Hotel Mumbai, a film about the 2008 attack on a hotel in the Indian city, received a standing ovation at its world premiere at the Toronto Film Festival earlier this month, and the cast and filmmakers said they believe that was because of the human portrayal not only of the victims but also the perpetrators.
Starring Dev Patel, Armie Hammer and Jason Isaacs, the film recounts the attack on Mumbai’s luxury Taj Mahal hotel, where dozens of guests and hotel workers were killed during a three-day siege carried out by Pakistan-based Islamist militants.
Most of the film is told from the point of view of those trapped in the hotel, as well as of the gunmen.
“You had a whole lot of people from different backgrounds racial, ethnic, from different socio-economic groups who came together in the face of real adversity to survive,” Australian director Anthony Maras told reporters earlier this month. “As Dev (Patel) said, ‘it’s an anthem of resistance.’”
The hotel siege was part of a coordinated series of attacks on a number of targets in one of India’s most populous cities which left more than 160 dead and hundreds wounded.
Patel had just finished acting in his first feature film Slumdog Millionaire, which is set in the slums of Mumbai, when the violence in the city was splashed live across television news channels around the world.
“To come back from this amazing journey (to India) and enter my house in London and see my parents looking at the television screen, watching the city essentially burn, it was very difficult,” he said. “It’s horrible what happened there.”
The Taj Mahal hotel was completely restored by 2010, and a monument was erected in the lobby to commemorate the victims.
The attacks, Patel said, “are still very raw for a lot of people”.
“But they really wanted to put that in the past and show that it didn’t cripple them.”
The cast said the film, which also uses TV footage of the siege, brought some of them to tears when they watched the finished version for the first time. Hammer, who plays American hotel guest David, said that the script was “dripping in humanity.”
“You see the toll the attack has on the guests and the staff of the hotel, but you also see it, really for the first time that I can think of, on the actual perpetrators,” Hammer said.
Isaacs, cast as a Russian guest staying in the hotel, urged watching it with others in a cinema, saying it “connects you with other people and to recognize your common humanity.”
Maras was also granted access to transcripts of intercepted calls be-tween the 10 attackers and their handlers, as well as a video confession from the trial of the only surviving gunman. A lot of their dialogue in the film, he said, was “verbatim”.
“We couldn’t make up anything to the extent of what we heard on those chilling tapes,” he said.
This included a handler telling one of the attackers to leave his phone on throughout the assault so that he could hear the victims’ screams.
The hotel’s executive chef Hemant Oberoi, who has been credited for saving many lives during the assault, attended the film’s premiere.
Anupam Kher plays him in the film, which was his 501st. He said it was his first role to earn him praise as an actor from his mother. “She said, ‘I cried, I was very moved by your acting’.”
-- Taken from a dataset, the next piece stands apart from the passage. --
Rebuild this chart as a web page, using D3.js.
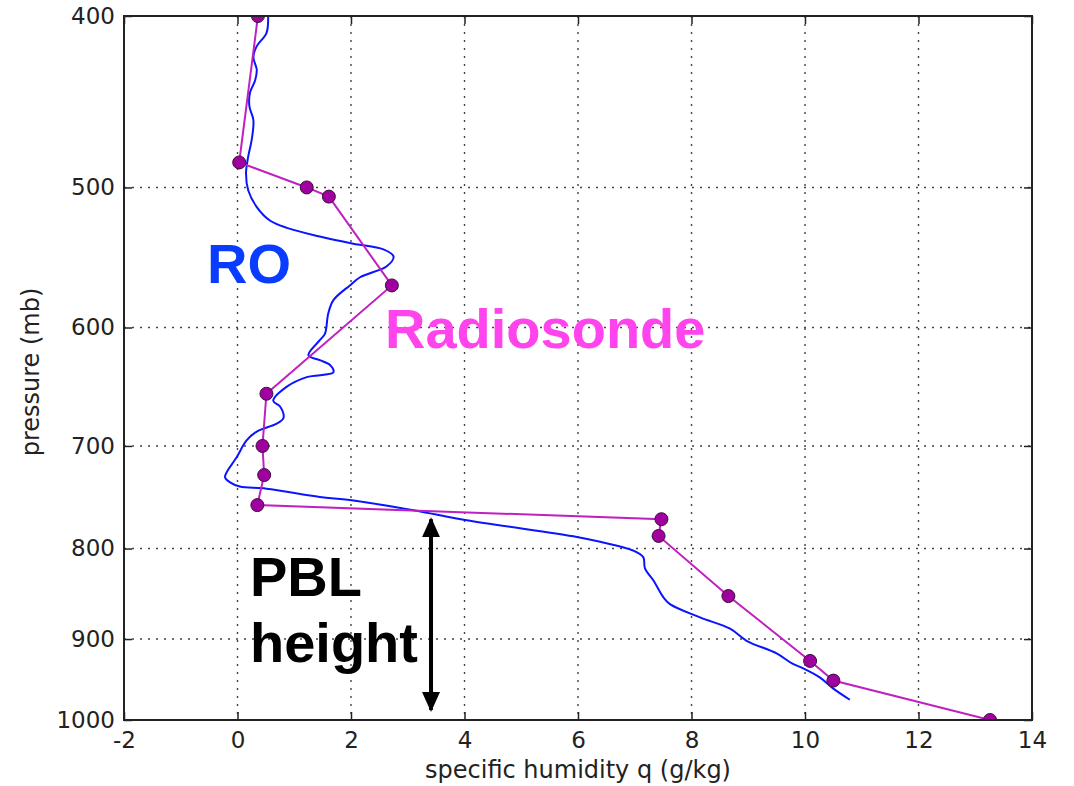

Maras said the hotel staff stuffed baking trays and saucepans down their shirts to use as shields and armed themselves with rolling pins and kitchen knives to try to protect themselves and the guests.
“At a time when people are becoming so divided over so many different lines, to have this story where all these people are coming together selflessly to help each other... they were there for one another,” he commented.
“What’s remarkable is that despite the fact that they must all have been out of their wits with terror, they continued to act for each other and help each other,” echoed Isaacs.
The Hollywood Reporter praised the film’s “nail-biting detail and ... an impressive you-are-there quality,” while The Wrap said it “delivers a show-stopping account.”